5 Tips For Keeping Your Plants Alive While You're Away

Taking care of houseplants can be a considerable part of your weekly routine. When you bring in more houseplants, you add more work, but the joy they provide outweighs this burden. Most plant parents love caring for their plants, and it's rewarding to care for them and watch them grow and thrive. However, everyone needs a vacation occasionally, and while the idea of time away is exciting, leaving your plants behind can also be challenging. Like ProFlowers says, after spending so much time caring for them, you'd hate to come home to most of them struggling, if not dead.

To avoid such horrors, research and invest in a few items that can help keep your plants happy and healthy while you take some time for yourself. Because even though you love caring for plants, you need to tend to yourself too! So here are the best ways to ensure your plants are just as healthy when you return from your trip!

1. Find a suitable water solution

Most of the damage to plants while you away occur because they do not have enough access to moisture. Plants need water to survive, whether in the air or their pot. According to Food52, a good soak will ensure the soil is saturated and provide the plant with plenty of water in your absence. One of the best ways to soak your plants while preparing for a vacation is by showering them. Not only will this clean the leaves of dust and produce a boost in humidity, but it will also thoroughly drench the soil. This should be enough water for trips about a week long.

For cacti, succulents, and other drought-tolerant varieties, ProFlowers says you don't have to worry about them. Even a two-week vacation shouldn't hurt these plants since they prefer to go without water. However, to be safe, you can always give them a good soak before you leave. But be sure their pots have drainage so the soil can dry out quickly; these plants hate to sit in water.

2. What about tropical plants?

You'll have to get creative for the plants that need moist soil and humid air. Tropical plants, for instance, require these and more. Unfortunately, most humidifiers won't be able to run for a week without running out of water. So instead, it's imperative to consider clever techniques to help keep these plants happy.

First, you can use mulch or plastic wrap over the top of the soil to help keep the moisture from evaporating, via Eco Peanut. Second, there are self-watering pots you can invest in, like this one by Easy Plant, or little devices that drip water slowly into the soil. If you prefer taking the DIY route, you can make these instruments with a few items you probably already have, like plastic bottles or a water bowl with some string. Alternatively, you can buy cute options off Etsy, like theĀ Mushroom Self Watering Glass or theĀ Terracotta Plant Watering Device.

3. Move them away from the light

As mentioned, the most problematic aspect of leaving plants home alone is their access to water. The more sunlight your plant gets, the more water it will need. According to Plant & Soil Sciences eLibrary, this is because of transpiration, which is when plants pull water from the soil and use it to grow and survive. To prevent plants from using up all their water too quickly, you can move them away from the light just a bit to reduce their need for water, via Food52. If you have a lot of plants, this can be a headache to move them all across the room.
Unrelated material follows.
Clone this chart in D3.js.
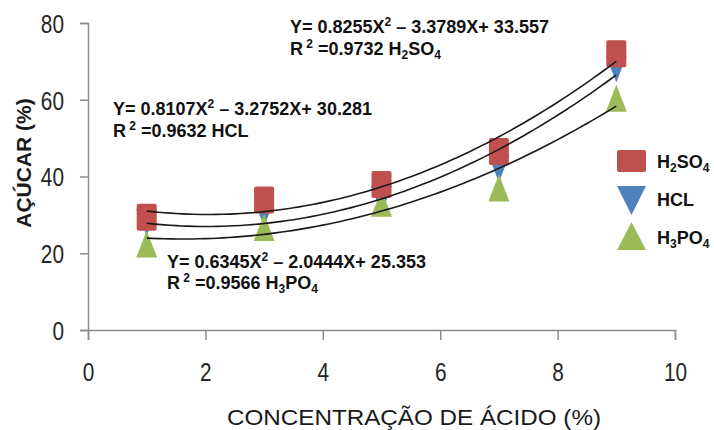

This process can be made more manageable with a plant cart like this one with wheels.

Once you return from your relaxing vacation, or maybe not-so-relaxing visit with the in-laws, you can put your plants back in their original spot. Alternatively, Food52 says if they are bigger plants that are hard to move, you can use a curtain over the window to diffuse some of the light.

4. Avoid fertilizing before you leave

Giving your plants food before you leave might sound like a good idea to ensure they have everything they need to survive while you're gone. However, this is not the case. It would be best if you skipped fertilizing your plants in the weeks leading up to your trip. Fertilizer boosts the plant's growth rate, says Frontier, meaning they will use more energy and water to grow and deplete the nutrients they were just given. This will result in your plants needing to be watered more often, which is not what you want right before you leave them alone for a week or more.

Similarly, you won't want your plants to invest much energy into dying foliage in your absence. Pruning can help plants reserve energy and, once again, save water, according to Food52. Be sure to rid the plant of unhealthy leaves or dead foliage and then prune any flowers that could make the plants use more water. This will set your plant up for success to survive while you're away.

5. Phone a friend, or hire a sitter

All the above tips and tricks are excellent ways to keep your plants happy while you're away. However, if you'll be gone for a month or more, these typically won't last long enough. For such situations, Swansons Nursery says you can always call a friend who lives nearby or hire a plant sitter. Plant sitters are like pet sitters who come to care for your plants in your absence. This means they'll need to be allowed into your home while you're not there, and not everyone loves this idea. You can find fantastic sitters who go through background checks on apps such as Watering Can. Or you can ask your friends and family to see if anyone has someone they trust.

Once you've found a sitter, it's a good idea to invite them over before you leave, according to Swansons Nursery. This allows you and the sitter to tour the house and plants, where you keep supplies, and you can go over the details about how you care for your plant babies.